# start of Provided entries

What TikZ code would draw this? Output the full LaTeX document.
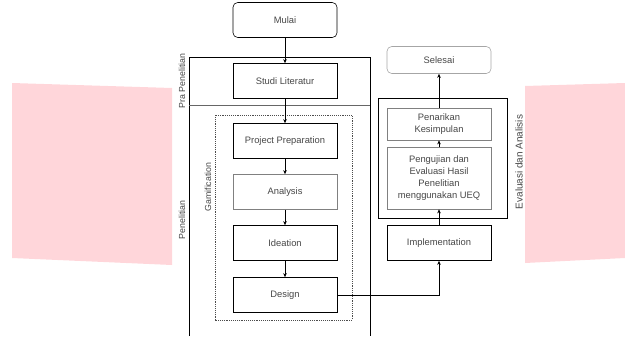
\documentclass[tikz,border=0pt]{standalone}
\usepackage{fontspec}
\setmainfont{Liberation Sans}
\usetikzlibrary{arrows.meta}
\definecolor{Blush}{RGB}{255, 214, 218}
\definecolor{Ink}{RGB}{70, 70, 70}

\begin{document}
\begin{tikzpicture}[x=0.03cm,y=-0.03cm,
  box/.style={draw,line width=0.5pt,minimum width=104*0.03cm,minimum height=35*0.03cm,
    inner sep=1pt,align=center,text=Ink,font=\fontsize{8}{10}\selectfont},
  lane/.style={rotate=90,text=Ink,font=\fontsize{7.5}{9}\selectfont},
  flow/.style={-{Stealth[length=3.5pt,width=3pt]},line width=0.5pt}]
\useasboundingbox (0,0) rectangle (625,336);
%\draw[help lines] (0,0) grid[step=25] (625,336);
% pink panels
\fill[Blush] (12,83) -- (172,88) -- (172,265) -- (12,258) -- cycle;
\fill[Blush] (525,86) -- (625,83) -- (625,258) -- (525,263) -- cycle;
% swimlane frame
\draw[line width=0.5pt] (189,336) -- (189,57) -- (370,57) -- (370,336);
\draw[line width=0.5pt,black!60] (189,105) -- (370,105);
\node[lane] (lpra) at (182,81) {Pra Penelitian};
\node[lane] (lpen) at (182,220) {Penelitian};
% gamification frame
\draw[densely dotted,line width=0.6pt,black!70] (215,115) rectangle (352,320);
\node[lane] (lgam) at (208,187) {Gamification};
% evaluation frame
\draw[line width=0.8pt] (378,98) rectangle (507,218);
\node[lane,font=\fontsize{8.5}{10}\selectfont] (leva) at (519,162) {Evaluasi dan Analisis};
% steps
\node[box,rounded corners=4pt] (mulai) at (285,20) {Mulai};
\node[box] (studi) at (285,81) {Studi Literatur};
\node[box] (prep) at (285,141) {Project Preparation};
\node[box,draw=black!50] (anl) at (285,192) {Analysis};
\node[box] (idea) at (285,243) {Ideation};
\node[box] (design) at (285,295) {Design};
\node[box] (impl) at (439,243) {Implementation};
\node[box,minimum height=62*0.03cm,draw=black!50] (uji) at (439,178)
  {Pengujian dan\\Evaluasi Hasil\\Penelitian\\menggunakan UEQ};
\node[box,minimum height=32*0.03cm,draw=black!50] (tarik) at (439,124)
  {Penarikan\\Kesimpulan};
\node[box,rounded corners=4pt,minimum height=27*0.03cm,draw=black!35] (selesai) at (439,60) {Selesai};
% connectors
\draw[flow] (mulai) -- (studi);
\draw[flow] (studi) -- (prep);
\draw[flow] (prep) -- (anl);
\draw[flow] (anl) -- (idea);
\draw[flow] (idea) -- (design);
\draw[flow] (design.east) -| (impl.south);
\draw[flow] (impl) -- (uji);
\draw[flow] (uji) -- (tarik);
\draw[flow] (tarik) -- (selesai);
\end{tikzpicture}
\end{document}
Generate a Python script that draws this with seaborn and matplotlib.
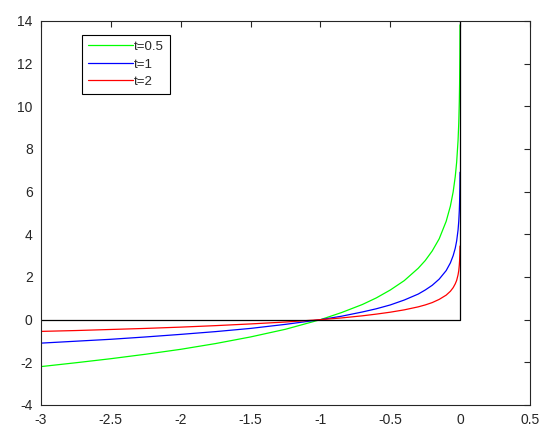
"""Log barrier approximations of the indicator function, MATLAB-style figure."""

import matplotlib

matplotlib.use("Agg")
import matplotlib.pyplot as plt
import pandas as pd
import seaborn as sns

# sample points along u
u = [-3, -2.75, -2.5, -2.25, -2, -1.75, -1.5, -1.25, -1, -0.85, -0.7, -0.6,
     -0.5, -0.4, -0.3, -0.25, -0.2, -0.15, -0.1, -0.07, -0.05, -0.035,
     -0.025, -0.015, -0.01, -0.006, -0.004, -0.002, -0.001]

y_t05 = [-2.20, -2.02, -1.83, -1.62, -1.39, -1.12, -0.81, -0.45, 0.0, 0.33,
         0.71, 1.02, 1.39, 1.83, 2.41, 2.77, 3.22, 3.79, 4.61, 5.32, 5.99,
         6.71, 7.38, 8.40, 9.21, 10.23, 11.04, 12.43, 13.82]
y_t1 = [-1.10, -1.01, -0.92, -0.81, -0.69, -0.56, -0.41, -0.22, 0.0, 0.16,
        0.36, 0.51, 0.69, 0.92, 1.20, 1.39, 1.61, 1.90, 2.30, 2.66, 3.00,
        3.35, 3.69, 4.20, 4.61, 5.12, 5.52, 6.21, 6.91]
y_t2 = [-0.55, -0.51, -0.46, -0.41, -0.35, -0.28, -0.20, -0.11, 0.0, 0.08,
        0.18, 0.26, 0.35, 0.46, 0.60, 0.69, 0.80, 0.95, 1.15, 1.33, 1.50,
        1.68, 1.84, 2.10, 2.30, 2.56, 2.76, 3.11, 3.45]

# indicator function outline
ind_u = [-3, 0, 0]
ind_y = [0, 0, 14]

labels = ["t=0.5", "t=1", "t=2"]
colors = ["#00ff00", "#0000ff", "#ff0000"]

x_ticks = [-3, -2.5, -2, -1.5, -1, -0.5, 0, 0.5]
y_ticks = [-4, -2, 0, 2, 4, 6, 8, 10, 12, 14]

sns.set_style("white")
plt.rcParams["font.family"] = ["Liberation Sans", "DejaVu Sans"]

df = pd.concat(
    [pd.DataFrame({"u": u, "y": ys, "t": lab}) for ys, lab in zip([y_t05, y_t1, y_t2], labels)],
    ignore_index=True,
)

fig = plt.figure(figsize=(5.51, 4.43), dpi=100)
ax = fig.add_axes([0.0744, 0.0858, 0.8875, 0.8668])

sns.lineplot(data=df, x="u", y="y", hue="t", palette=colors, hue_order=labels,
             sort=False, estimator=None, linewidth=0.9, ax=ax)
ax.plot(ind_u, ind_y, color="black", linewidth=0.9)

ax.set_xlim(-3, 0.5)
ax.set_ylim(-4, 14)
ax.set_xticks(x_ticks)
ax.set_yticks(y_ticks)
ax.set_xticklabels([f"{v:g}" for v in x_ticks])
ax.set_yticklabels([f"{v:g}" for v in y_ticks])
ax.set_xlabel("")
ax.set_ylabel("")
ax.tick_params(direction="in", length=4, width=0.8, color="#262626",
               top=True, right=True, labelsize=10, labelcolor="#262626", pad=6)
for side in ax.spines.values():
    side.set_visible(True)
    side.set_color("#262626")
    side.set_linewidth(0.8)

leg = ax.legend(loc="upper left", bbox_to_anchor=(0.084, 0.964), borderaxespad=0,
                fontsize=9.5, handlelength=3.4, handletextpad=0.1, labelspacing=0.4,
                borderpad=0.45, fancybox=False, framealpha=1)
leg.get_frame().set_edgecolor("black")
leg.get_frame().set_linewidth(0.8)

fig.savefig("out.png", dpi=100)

# end of Provided entries

### [What is being asked]
Copy all the data exactly as written, but skip any picture.

### [Final result]
What TikZ code would draw this? Output the full LaTeX document.
\documentclass[tikz,border=0pt]{standalone}
\usepackage{fontspec}
\setmainfont{Liberation Sans}
\usetikzlibrary{arrows.meta}
\definecolor{Blush}{RGB}{255, 214, 218}
\definecolor{Ink}{RGB}{70, 70, 70}

\begin{document}
\begin{tikzpicture}[x=0.03cm,y=-0.03cm,
  box/.style={draw,line width=0.5pt,minimum width=104*0.03cm,minimum height=35*0.03cm,
    inner sep=1pt,align=center,text=Ink,font=\fontsize{8}{10}\selectfont},
  lane/.style={rotate=90,text=Ink,font=\fontsize{7.5}{9}\selectfont},
  flow/.style={-{Stealth[length=3.5pt,width=3pt]},line width=0.5pt}]
\useasboundingbox (0,0) rectangle (625,336);
%\draw[help lines] (0,0) grid[step=25] (625,336);
% pink panels
\fill[Blush] (12,83) -- (172,88) -- (172,265) -- (12,258) -- cycle;
\fill[Blush] (525,86) -- (625,83) -- (625,258) -- (525,263) -- cycle;
% swimlane frame
\draw[line width=0.5pt] (189,336) -- (189,57) -- (370,57) -- (370,336);
\draw[line width=0.5pt,black!60] (189,105) -- (370,105);
\node[lane] (lpra) at (182,81) {Pra Penelitian};
\node[lane] (lpen) at (182,220) {Penelitian};
% gamification frame
\draw[densely dotted,line width=0.6pt,black!70] (215,115) rectangle (352,320);
\node[lane] (lgam) at (208,187) {Gamification};
% evaluation frame
\draw[line width=0.8pt] (378,98) rectangle (507,218);
\node[lane,font=\fontsize{8.5}{10}\selectfont] (leva) at (519,162) {Evaluasi dan Analisis};
% steps
\node[box,rounded corners=4pt] (mulai) at (285,20) {Mulai};
\node[box] (studi) at (285,81) {Studi Literatur};
\node[box] (prep) at (285,141) {Project Preparation};
\node[box,draw=black!50] (anl) at (285,192) {Analysis};
\node[box] (idea) at (285,243) {Ideation};
\node[box] (design) at (285,295) {Design};
\node[box] (impl) at (439,243) {Implementation};
\node[box,minimum height=62*0.03cm,draw=black!50] (uji) at (439,178)
  {Pengujian dan\\Evaluasi Hasil\\Penelitian\\menggunakan UEQ};
\node[box,minimum height=32*0.03cm,draw=black!50] (tarik) at (439,124)
  {Penarikan\\Kesimpulan};
\node[box,rounded corners=4pt,minimum height=27*0.03cm,draw=black!35] (selesai) at (439,60) {Selesai};
% connectors
\draw[flow] (mulai) -- (studi);
\draw[flow] (studi) -- (prep);
\draw[flow] (prep) -- (anl);
\draw[flow] (anl) -- (idea);
\draw[flow] (idea) -- (design);
\draw[flow] (design.east) -| (impl.south);
\draw[flow] (impl) -- (uji);
\draw[flow] (uji) -- (tarik);
\draw[flow] (tarik) -- (selesai);
\end{tikzpicture}
\end{document}
Generate a Python script that draws this with seaborn and matplotlib.
"""Log barrier approximations of the indicator function, MATLAB-style figure."""

import matplotlib

matplotlib.use("Agg")
import matplotlib.pyplot as plt
import pandas as pd
import seaborn as sns

# sample points along u
u = [-3, -2.75, -2.5, -2.25, -2, -1.75, -1.5, -1.25, -1, -0.85, -0.7, -0.6,
     -0.5, -0.4, -0.3, -0.25, -0.2, -0.15, -0.1, -0.07, -0.05, -0.035,
     -0.025, -0.015, -0.01, -0.006, -0.004, -0.002, -0.001]

y_t05 = [-2.20, -2.02, -1.83, -1.62, -1.39, -1.12, -0.81, -0.45, 0.0, 0.33,
         0.71, 1.02, 1.39, 1.83, 2.41, 2.77, 3.22, 3.79, 4.61, 5.32, 5.99,
         6.71, 7.38, 8.40, 9.21, 10.23, 11.04, 12.43, 13.82]
y_t1 = [-1.10, -1.01, -0.92, -0.81, -0.69, -0.56, -0.41, -0.22, 0.0, 0.16,
        0.36, 0.51, 0.69, 0.92, 1.20, 1.39, 1.61, 1.90, 2.30, 2.66, 3.00,
        3.35, 3.69, 4.20, 4.61, 5.12, 5.52, 6.21, 6.91]
y_t2 = [-0.55, -0.51, -0.46, -0.41, -0.35, -0.28, -0.20, -0.11, 0.0, 0.08,
        0.18, 0.26, 0.35, 0.46, 0.60, 0.69, 0.80, 0.95, 1.15, 1.33, 1.50,
        1.68, 1.84, 2.10, 2.30, 2.56, 2.76, 3.11, 3.45]

# indicator function outline
ind_u = [-3, 0, 0]
ind_y = [0, 0, 14]

labels = ["t=0.5", "t=1", "t=2"]
colors = ["#00ff00", "#0000ff", "#ff0000"]

x_ticks = [-3, -2.5, -2, -1.5, -1, -0.5, 0, 0.5]
y_ticks = [-4, -2, 0, 2, 4, 6, 8, 10, 12, 14]

sns.set_style("white")
plt.rcParams["font.family"] = ["Liberation Sans", "DejaVu Sans"]

df = pd.concat(
    [pd.DataFrame({"u": u, "y": ys, "t": lab}) for ys, lab in zip([y_t05, y_t1, y_t2], labels)],
    ignore_index=True,
)

fig = plt.figure(figsize=(5.51, 4.43), dpi=100)
ax = fig.add_axes([0.0744, 0.0858, 0.8875, 0.8668])

sns.lineplot(data=df, x="u", y="y", hue="t", palette=colors, hue_order=labels,
             sort=False, estimator=None, linewidth=0.9, ax=ax)
ax.plot(ind_u, ind_y, color="black", linewidth=0.9)

ax.set_xlim(-3, 0.5)
ax.set_ylim(-4, 14)
ax.set_xticks(x_ticks)
ax.set_yticks(y_ticks)
ax.set_xticklabels([f"{v:g}" for v in x_ticks])
ax.set_yticklabels([f"{v:g}" for v in y_ticks])
ax.set_xlabel("")
ax.set_ylabel("")
ax.tick_params(direction="in", length=4, width=0.8, color="#262626",
               top=True, right=True, labelsize=10, labelcolor="#262626", pad=6)
for side in ax.spines.values():
    side.set_visible(True)
    side.set_color("#262626")
    side.set_linewidth(0.8)

leg = ax.legend(loc="upper left", bbox_to_anchor=(0.084, 0.964), borderaxespad=0,
                fontsize=9.5, handlelength=3.4, handletextpad=0.1, labelspacing=0.4,
                borderpad=0.45, fancybox=False, framealpha=1)
leg.get_frame().set_edgecolor("black")
leg.get_frame().set_linewidth(0.8)

fig.savefig("out.png", dpi=100)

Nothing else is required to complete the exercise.